Holiday travel proves deadly, 10 die in crashes in GA

Joe Watkins died in a 2011 crash (Source: WTOC)
Joe Watkins died in a 2011 crash (Source: WTOC)
(Source: WTOC)
(Source: WTOC)
(Source: WTOC)
(Source: WTOC)

SAVANNAH, GA (WTOC) - This Christmas holiday proving to be one of the deadliest on Georgia roads in recent years.

Ten people have died in wrecks across the state since Friday.

Ten may be just a number, but each one of these tragedies has a very real and lasting impact on dozens of people.

I spoke to the mother of a young man killed in a holiday crash several years ago. With each passing year and holiday, the pain does not get any easier. Seeing deadly weekends like this makes it worse.

Jan Williams still remembers the day she lost her son in 2011 like it was yesterday.

"It is the worst thing. You always say that's the worst thing they ever want to happen. It definitely is," Williams said.

Her son, Joe Watkins, just 18 at the time, was home for Thanksgiving break. He lost control of his truck close to home. Watkins -  not wearing his seatbelt - died a week later in the hospital.

His death shook an entire community in Liberty County.

"When somebody is going through this, you come around and you make sure they're OK, and you find things for them to do, and you love them, and you sit with them, and you check on them," said family friend, Lynn Whitmore.

Williams focuses more on helping others than her son's death. Through a group called Compassionate Friends, she gets through holidays and life without her son.

"There are so many other people who have lost children and it's been tragic. It's been horrible. I also think of them. If they can do it, then we can do it too," said Williams.

Ten more families are now experiencing the same loss. All 10 of the deaths happened outside of the Coastal Empire.

One thing that is still a major problem, though, especially around Savannah: drunk driving.
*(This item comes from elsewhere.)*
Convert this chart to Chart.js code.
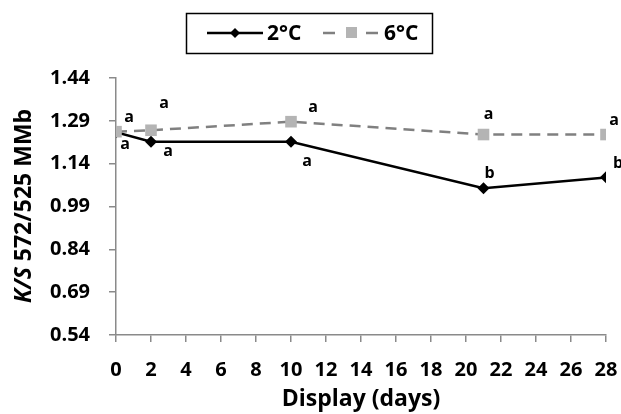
<!DOCTYPE html>
<html>
<head>
<meta charset="utf-8">
<script src="https://cdn.jsdelivr.net/npm/chart.js@4/dist/chart.umd.min.js"></script>
<style>
  html, body { margin: 0; padding: 0; background: #fff; }
  #wrap { width: 621px; height: 414px; position: relative; }
</style>
</head>
<body>
<div id="wrap"><canvas id="chart" width="621" height="414"></canvas></div>
<script>
// days of display
const days = [0, 2, 10, 21, 28];
const series2C = [1.25, 1.217, 1.217, 1.054, 1.092];
const series6C = [1.252, 1.257, 1.287, 1.242, 1.242];
const letters2C = ['a', 'a', 'a', 'b', 'b'];
const letters6C = ['a', 'a', 'a', 'a', 'a'];
const yTicks = [0.54, 0.69, 0.84, 0.99, 1.14, 1.29, 1.44];
const xTicks = [0, 2, 4, 6, 8, 10, 12, 14, 16, 18, 20, 22, 24, 26, 28];

const FONT = '"Open Sans", sans-serif';
const axisGray = '#8a8a8a';

// letter offsets (px) from each point
const letterOffsets = [
  [[9, 12], [17, 10], [16, 20], [6, -15], [12, -14]],
  [[13, -14], [13, -27], [22, -14], [5, -20], [8, -14]]
];

const lettersPlugin = {
  id: 'letters',
  afterDatasetsDraw(chart) {
    const ctx = chart.ctx;
    const sets = [letters2C, letters6C];
    ctx.save();
    ctx.fillStyle = '#000';
    ctx.font = 'bold 16px ' + FONT;
    ctx.textAlign = 'center';
    ctx.textBaseline = 'middle';
    sets.forEach((labels, di) => {
      const meta = chart.getDatasetMeta(di);
      meta.data.forEach((pt, i) => {
        const [dx, dy] = letterOffsets[di][i];
        ctx.fillText(labels[i], pt.x + dx, pt.y + dy);
      });
    });
    ctx.restore();
  }
};

const legendAndTitlePlugin = {
  id: 'legendBox',
  afterDraw(chart) {
    const ctx = chart.ctx;
    ctx.save();
    // legend box
    ctx.strokeStyle = '#000';
    ctx.lineWidth = 1.5;
    ctx.strokeRect(186.5, 13.5, 246, 40);
    const ly = 33;
    // 2°C entry
    ctx.lineWidth = 2.5;
    ctx.beginPath();
    ctx.moveTo(207, ly);
    ctx.lineTo(263, ly);
    ctx.stroke();
    ctx.fillStyle = '#000';
    ctx.beginPath();
    ctx.moveTo(235, ly - 5); ctx.lineTo(240, ly); ctx.lineTo(235, ly + 5); ctx.lineTo(230, ly);
    ctx.closePath();
    ctx.fill();
    ctx.font = 'bold 21px ' + FONT;
    ctx.textBaseline = 'middle';
    ctx.fillText('2°C', 267, ly + 1);
    // 6°C entry
    ctx.strokeStyle = '#808080';
    ctx.beginPath();
    ctx.moveTo(323, ly); ctx.lineTo(335, ly);
    ctx.moveTo(366, ly); ctx.lineTo(378, ly);
    ctx.stroke();
    ctx.fillStyle = '#b4b4b4';
    ctx.fillRect(346, ly - 6, 11, 11);
    ctx.fillStyle = '#000';
    ctx.fillText('6°C', 384, ly + 1);

    // y axis title with italic K/S
    ctx.translate(24, 206);
    ctx.rotate(-Math.PI / 2);
    const partA = 'K/S';
    const partB = ' 572/525 MMb';
    ctx.font = 'italic bold 23px ' + FONT;
    const wA = ctx.measureText(partA).width;
    ctx.font = 'bold 23px ' + FONT;
    const wB = ctx.measureText(partB).width;
    const x0 = -(wA + wB) / 2;
    ctx.textAlign = 'left';
    ctx.font = 'italic bold 23px ' + FONT;
    ctx.fillText(partA, x0, 0);
    ctx.font = 'bold 23px ' + FONT;
    ctx.fillText(partB, x0 + wA, 0);
    ctx.restore();
  }
};

new Chart(document.getElementById('chart'), {
  type: 'line',
  data: {
    labels: days,
    datasets: [
      {
        label: '2°C',
        data: days.map((d, i) => ({ x: d, y: series2C[i] })),
        borderColor: '#000',
        backgroundColor: '#000',
        borderWidth: 2.5,
        pointStyle: 'rectRot',
        pointRadius: 6,
        pointBorderWidth: 0,
        tension: 0,
        order: 2
      },
      {
        label: '6°C',
        data: days.map((d, i) => ({ x: d, y: series6C[i] })),
        borderColor: '#808080',
        backgroundColor: '#b4b4b4',
        borderWidth: 2.5,
        borderDash: [11, 7],
        pointStyle: 'rect',
        pointRadius: 8.2,
        pointBorderWidth: 0,
        tension: 0,
        order: 1
      }
    ]
  },
  options: {
    responsive: false,
    animation: false,
    devicePixelRatio: 1,
    layout: { padding: { top: 78, right: 15, bottom: 0, left: 0 } },
    plugins: {
      legend: { display: false },
      tooltip: { enabled: false }
    },
    scales: {
      x: {
        type: 'linear',
        min: 0,
        max: 28,
        afterBuildTicks: (scale) => { scale.ticks = xTicks.map(v => ({ value: v })); },
        afterFit: (scale) => {
          scale.height = 79;
          scale.paddingLeft = 0;
          scale.paddingRight = 0;
        },
        grid: { display: true, drawOnChartArea: false, tickLength: 7, color: axisGray, lineWidth: 1.5 },
        border: { color: axisGray, width: 1.5 },
        ticks: {
          color: '#000',
          font: { family: FONT, size: 20, weight: 'bold' },
          padding: 16,
          maxRotation: 0,
          autoSkip: false
        },
        title: {
          display: true,
          text: 'Display (days)',
          color: '#000',
          font: { family: FONT, size: 23, weight: 'bold' },
          padding: { top: 0, bottom: 1 }
        }
      },
      y: {
        min: 0.54,
        max: 1.44,
        afterBuildTicks: (scale) => { scale.ticks = yTicks.map(v => ({ value: v })); },
        afterFit: (scale) => { scale.width = 116; },
        grid: { display: true, drawOnChartArea: false, tickLength: 7, color: axisGray, lineWidth: 1.5 },
        border: { color: axisGray, width: 1.5 },
        ticks: {
          color: '#000',
          font: { family: FONT, size: 20, weight: 'bold' },
          padding: 19,
          callback: (v) => v.toFixed(2)
        }
      }
    }
  },
  plugins: [lettersPlugin, legendAndTitlePlugin]
});
</script>
</body>
</html>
"We made 18 DUI arrests this weekend," said Georgia State Patrol Trooper Dustin Stone.

Troopers spent their time on the road looking for those drunk, distracted and speeding drivers. Perhaps most importantly, ones without seatbelts.

"We're just hoping that we get out there and try to stop these drivers that are impaired and distracted that we can hopefully stop some of that from happening," said Trooper Stone.

For Joe's family and friends, they hope his death shows the dangers of not wearing a seatbelt.

"There are many families who say they want something good to happen from something bad. Of course, wear your seat belts. Be cautious when you're driving," Williams said.

And hopefully, prevent another tragedy like this from happening.

Unfortunately, 2016 as a whole has proven to be a tragic year. 1,479 people have died in wrecks. Up more than 40 from last year and 300 more than 2014.